Copy out the data exactly, leaving the pictures behind.
## begin Stored data
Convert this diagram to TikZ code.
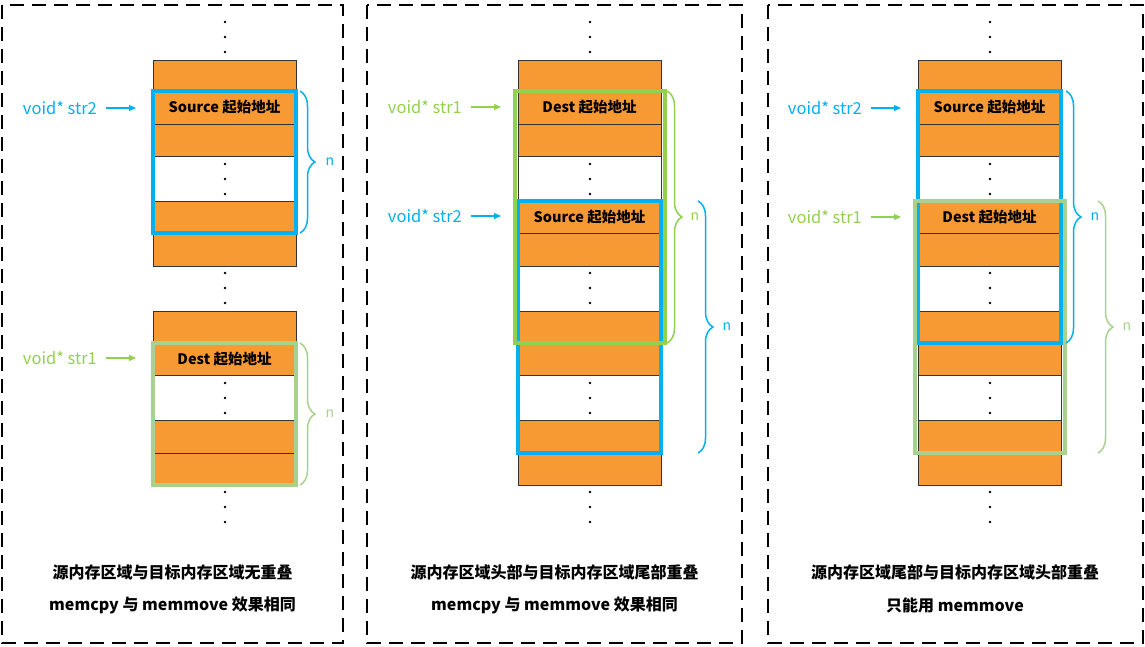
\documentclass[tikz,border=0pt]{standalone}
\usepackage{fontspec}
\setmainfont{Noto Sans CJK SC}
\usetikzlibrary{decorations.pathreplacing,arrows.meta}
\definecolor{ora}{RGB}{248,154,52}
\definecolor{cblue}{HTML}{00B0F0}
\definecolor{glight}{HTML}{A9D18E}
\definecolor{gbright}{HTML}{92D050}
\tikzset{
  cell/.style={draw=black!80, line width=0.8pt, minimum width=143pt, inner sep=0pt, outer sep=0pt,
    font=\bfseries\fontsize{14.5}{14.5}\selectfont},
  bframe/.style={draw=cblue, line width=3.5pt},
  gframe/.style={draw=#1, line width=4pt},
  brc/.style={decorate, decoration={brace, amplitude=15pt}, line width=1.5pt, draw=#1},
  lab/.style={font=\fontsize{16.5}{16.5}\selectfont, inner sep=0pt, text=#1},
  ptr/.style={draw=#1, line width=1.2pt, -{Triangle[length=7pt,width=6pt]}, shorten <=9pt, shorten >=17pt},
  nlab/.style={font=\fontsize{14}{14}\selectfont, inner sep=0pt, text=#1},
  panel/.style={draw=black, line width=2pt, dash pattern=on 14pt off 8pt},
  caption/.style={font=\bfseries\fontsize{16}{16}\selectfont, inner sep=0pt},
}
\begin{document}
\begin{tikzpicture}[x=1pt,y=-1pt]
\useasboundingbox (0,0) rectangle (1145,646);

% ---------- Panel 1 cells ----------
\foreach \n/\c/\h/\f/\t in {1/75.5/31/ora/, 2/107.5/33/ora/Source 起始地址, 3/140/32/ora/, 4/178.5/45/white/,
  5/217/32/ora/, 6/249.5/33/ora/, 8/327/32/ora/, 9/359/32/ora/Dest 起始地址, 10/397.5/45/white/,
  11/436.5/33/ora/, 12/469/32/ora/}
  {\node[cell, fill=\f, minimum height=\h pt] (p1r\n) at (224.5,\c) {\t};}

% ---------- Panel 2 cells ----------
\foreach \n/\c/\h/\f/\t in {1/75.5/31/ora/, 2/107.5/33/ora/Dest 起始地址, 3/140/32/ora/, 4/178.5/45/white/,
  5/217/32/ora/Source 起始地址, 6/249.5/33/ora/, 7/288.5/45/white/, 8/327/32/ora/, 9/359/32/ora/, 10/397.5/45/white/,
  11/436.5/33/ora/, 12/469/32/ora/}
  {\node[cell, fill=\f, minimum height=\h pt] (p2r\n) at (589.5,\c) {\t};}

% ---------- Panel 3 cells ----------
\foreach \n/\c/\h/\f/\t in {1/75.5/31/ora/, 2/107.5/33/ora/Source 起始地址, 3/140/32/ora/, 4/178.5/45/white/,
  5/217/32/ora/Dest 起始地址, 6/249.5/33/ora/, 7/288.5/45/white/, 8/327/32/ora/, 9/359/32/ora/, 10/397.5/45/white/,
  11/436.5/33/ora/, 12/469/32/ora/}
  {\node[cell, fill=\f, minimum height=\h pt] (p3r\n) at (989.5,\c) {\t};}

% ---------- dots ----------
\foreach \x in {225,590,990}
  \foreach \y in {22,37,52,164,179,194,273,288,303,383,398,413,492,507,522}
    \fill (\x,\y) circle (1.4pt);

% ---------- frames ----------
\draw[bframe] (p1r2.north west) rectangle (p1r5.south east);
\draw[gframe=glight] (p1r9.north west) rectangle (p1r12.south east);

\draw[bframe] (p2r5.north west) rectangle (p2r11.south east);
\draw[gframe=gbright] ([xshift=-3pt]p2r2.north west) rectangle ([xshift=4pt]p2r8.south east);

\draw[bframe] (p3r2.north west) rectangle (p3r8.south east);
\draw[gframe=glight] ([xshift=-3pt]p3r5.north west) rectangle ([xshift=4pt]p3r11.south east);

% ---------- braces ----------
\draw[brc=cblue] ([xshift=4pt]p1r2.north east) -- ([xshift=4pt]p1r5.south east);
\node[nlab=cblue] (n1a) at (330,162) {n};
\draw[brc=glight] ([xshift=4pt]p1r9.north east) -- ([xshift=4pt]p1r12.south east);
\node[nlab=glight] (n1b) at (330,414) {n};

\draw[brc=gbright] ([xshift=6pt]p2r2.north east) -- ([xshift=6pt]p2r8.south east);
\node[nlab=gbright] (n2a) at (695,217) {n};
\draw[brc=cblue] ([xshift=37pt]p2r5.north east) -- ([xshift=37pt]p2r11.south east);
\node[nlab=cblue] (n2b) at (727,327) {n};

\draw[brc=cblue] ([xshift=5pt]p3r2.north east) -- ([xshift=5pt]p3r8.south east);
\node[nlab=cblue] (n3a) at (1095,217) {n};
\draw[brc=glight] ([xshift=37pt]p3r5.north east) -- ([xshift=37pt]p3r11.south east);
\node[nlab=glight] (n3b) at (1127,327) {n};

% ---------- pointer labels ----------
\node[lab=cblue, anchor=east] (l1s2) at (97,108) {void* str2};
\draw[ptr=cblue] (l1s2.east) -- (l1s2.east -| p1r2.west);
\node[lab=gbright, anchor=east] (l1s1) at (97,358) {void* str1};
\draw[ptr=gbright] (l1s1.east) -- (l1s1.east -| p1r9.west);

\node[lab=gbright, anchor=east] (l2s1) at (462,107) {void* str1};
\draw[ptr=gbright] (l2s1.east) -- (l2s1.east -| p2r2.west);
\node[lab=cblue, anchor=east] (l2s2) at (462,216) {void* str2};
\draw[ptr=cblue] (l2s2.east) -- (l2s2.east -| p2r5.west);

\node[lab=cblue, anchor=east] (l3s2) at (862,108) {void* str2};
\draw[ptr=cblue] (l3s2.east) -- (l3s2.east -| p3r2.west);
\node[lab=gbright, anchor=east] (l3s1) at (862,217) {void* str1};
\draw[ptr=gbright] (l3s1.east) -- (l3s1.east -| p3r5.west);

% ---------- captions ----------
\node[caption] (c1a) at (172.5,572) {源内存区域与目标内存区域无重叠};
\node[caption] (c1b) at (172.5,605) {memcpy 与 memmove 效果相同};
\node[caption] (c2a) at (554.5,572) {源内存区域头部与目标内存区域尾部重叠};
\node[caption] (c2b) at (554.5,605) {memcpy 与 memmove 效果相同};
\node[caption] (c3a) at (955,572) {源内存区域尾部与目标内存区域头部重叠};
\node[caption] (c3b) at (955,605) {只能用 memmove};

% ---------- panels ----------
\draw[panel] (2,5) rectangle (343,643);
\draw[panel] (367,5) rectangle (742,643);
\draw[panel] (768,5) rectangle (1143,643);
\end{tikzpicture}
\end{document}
## end Stored data
__Answer to the exercise__.
Convert this diagram to TikZ code.
\documentclass[tikz,border=0pt]{standalone}
\usepackage{fontspec}
\setmainfont{Noto Sans CJK SC}
\usetikzlibrary{decorations.pathreplacing,arrows.meta}
\definecolor{ora}{RGB}{248,154,52}
\definecolor{cblue}{HTML}{00B0F0}
\definecolor{glight}{HTML}{A9D18E}
\definecolor{gbright}{HTML}{92D050}
\tikzset{
  cell/.style={draw=black!80, line width=0.8pt, minimum width=143pt, inner sep=0pt, outer sep=0pt,
    font=\bfseries\fontsize{14.5}{14.5}\selectfont},
  bframe/.style={draw=cblue, line width=3.5pt},
  gframe/.style={draw=#1, line width=4pt},
  brc/.style={decorate, decoration={brace, amplitude=15pt}, line width=1.5pt, draw=#1},
  lab/.style={font=\fontsize{16.5}{16.5}\selectfont, inner sep=0pt, text=#1},
  ptr/.style={draw=#1, line width=1.2pt, -{Triangle[length=7pt,width=6pt]}, shorten <=9pt, shorten >=17pt},
  nlab/.style={font=\fontsize{14}{14}\selectfont, inner sep=0pt, text=#1},
  panel/.style={draw=black, line width=2pt, dash pattern=on 14pt off 8pt},
  caption/.style={font=\bfseries\fontsize{16}{16}\selectfont, inner sep=0pt},
}
\begin{document}
\begin{tikzpicture}[x=1pt,y=-1pt]
\useasboundingbox (0,0) rectangle (1145,646);

% ---------- Panel 1 cells ----------
\foreach \n/\c/\h/\f/\t in {1/75.5/31/ora/, 2/107.5/33/ora/Source 起始地址, 3/140/32/ora/, 4/178.5/45/white/,
  5/217/32/ora/, 6/249.5/33/ora/, 8/327/32/ora/, 9/359/32/ora/Dest 起始地址, 10/397.5/45/white/,
  11/436.5/33/ora/, 12/469/32/ora/}
  {\node[cell, fill=\f, minimum height=\h pt] (p1r\n) at (224.5,\c) {\t};}

% ---------- Panel 2 cells ----------
\foreach \n/\c/\h/\f/\t in {1/75.5/31/ora/, 2/107.5/33/ora/Dest 起始地址, 3/140/32/ora/, 4/178.5/45/white/,
  5/217/32/ora/Source 起始地址, 6/249.5/33/ora/, 7/288.5/45/white/, 8/327/32/ora/, 9/359/32/ora/, 10/397.5/45/white/,
  11/436.5/33/ora/, 12/469/32/ora/}
  {\node[cell, fill=\f, minimum height=\h pt] (p2r\n) at (589.5,\c) {\t};}

% ---------- Panel 3 cells ----------
\foreach \n/\c/\h/\f/\t in {1/75.5/31/ora/, 2/107.5/33/ora/Source 起始地址, 3/140/32/ora/, 4/178.5/45/white/,
  5/217/32/ora/Dest 起始地址, 6/249.5/33/ora/, 7/288.5/45/white/, 8/327/32/ora/, 9/359/32/ora/, 10/397.5/45/white/,
  11/436.5/33/ora/, 12/469/32/ora/}
  {\node[cell, fill=\f, minimum height=\h pt] (p3r\n) at (989.5,\c) {\t};}

% ---------- dots ----------
\foreach \x in {225,590,990}
  \foreach \y in {22,37,52,164,179,194,273,288,303,383,398,413,492,507,522}
    \fill (\x,\y) circle (1.4pt);

% ---------- frames ----------
\draw[bframe] (p1r2.north west) rectangle (p1r5.south east);
\draw[gframe=glight] (p1r9.north west) rectangle (p1r12.south east);

\draw[bframe] (p2r5.north west) rectangle (p2r11.south east);
\draw[gframe=gbright] ([xshift=-3pt]p2r2.north west) rectangle ([xshift=4pt]p2r8.south east);

\draw[bframe] (p3r2.north west) rectangle (p3r8.south east);
\draw[gframe=glight] ([xshift=-3pt]p3r5.north west) rectangle ([xshift=4pt]p3r11.south east);

% ---------- braces ----------
\draw[brc=cblue] ([xshift=4pt]p1r2.north east) -- ([xshift=4pt]p1r5.south east);
\node[nlab=cblue] (n1a) at (330,162) {n};
\draw[brc=glight] ([xshift=4pt]p1r9.north east) -- ([xshift=4pt]p1r12.south east);
\node[nlab=glight] (n1b) at (330,414) {n};

\draw[brc=gbright] ([xshift=6pt]p2r2.north east) -- ([xshift=6pt]p2r8.south east);
\node[nlab=gbright] (n2a) at (695,217) {n};
\draw[brc=cblue] ([xshift=37pt]p2r5.north east) -- ([xshift=37pt]p2r11.south east);
\node[nlab=cblue] (n2b) at (727,327) {n};

\draw[brc=cblue] ([xshift=5pt]p3r2.north east) -- ([xshift=5pt]p3r8.south east);
\node[nlab=cblue] (n3a) at (1095,217) {n};
\draw[brc=glight] ([xshift=37pt]p3r5.north east) -- ([xshift=37pt]p3r11.south east);
\node[nlab=glight] (n3b) at (1127,327) {n};

% ---------- pointer labels ----------
\node[lab=cblue, anchor=east] (l1s2) at (97,108) {void* str2};
\draw[ptr=cblue] (l1s2.east) -- (l1s2.east -| p1r2.west);
\node[lab=gbright, anchor=east] (l1s1) at (97,358) {void* str1};
\draw[ptr=gbright] (l1s1.east) -- (l1s1.east -| p1r9.west);

\node[lab=gbright, anchor=east] (l2s1) at (462,107) {void* str1};
\draw[ptr=gbright] (l2s1.east) -- (l2s1.east -| p2r2.west);
\node[lab=cblue, anchor=east] (l2s2) at (462,216) {void* str2};
\draw[ptr=cblue] (l2s2.east) -- (l2s2.east -| p2r5.west);

\node[lab=cblue, anchor=east] (l3s2) at (862,108) {void* str2};
\draw[ptr=cblue] (l3s2.east) -- (l3s2.east -| p3r2.west);
\node[lab=gbright, anchor=east] (l3s1) at (862,217) {void* str1};
\draw[ptr=gbright] (l3s1.east) -- (l3s1.east -| p3r5.west);

% ---------- captions ----------
\node[caption] (c1a) at (172.5,572) {源内存区域与目标内存区域无重叠};
\node[caption] (c1b) at (172.5,605) {memcpy 与 memmove 效果相同};
\node[caption] (c2a) at (554.5,572) {源内存区域头部与目标内存区域尾部重叠};
\node[caption] (c2b) at (554.5,605) {memcpy 与 memmove 效果相同};
\node[caption] (c3a) at (955,572) {源内存区域尾部与目标内存区域头部重叠};
\node[caption] (c3b) at (955,605) {只能用 memmove};

% ---------- panels ----------
\draw[panel] (2,5) rectangle (343,643);
\draw[panel] (367,5) rectangle (742,643);
\draw[panel] (768,5) rectangle (1143,643);
\end{tikzpicture}
\end{document}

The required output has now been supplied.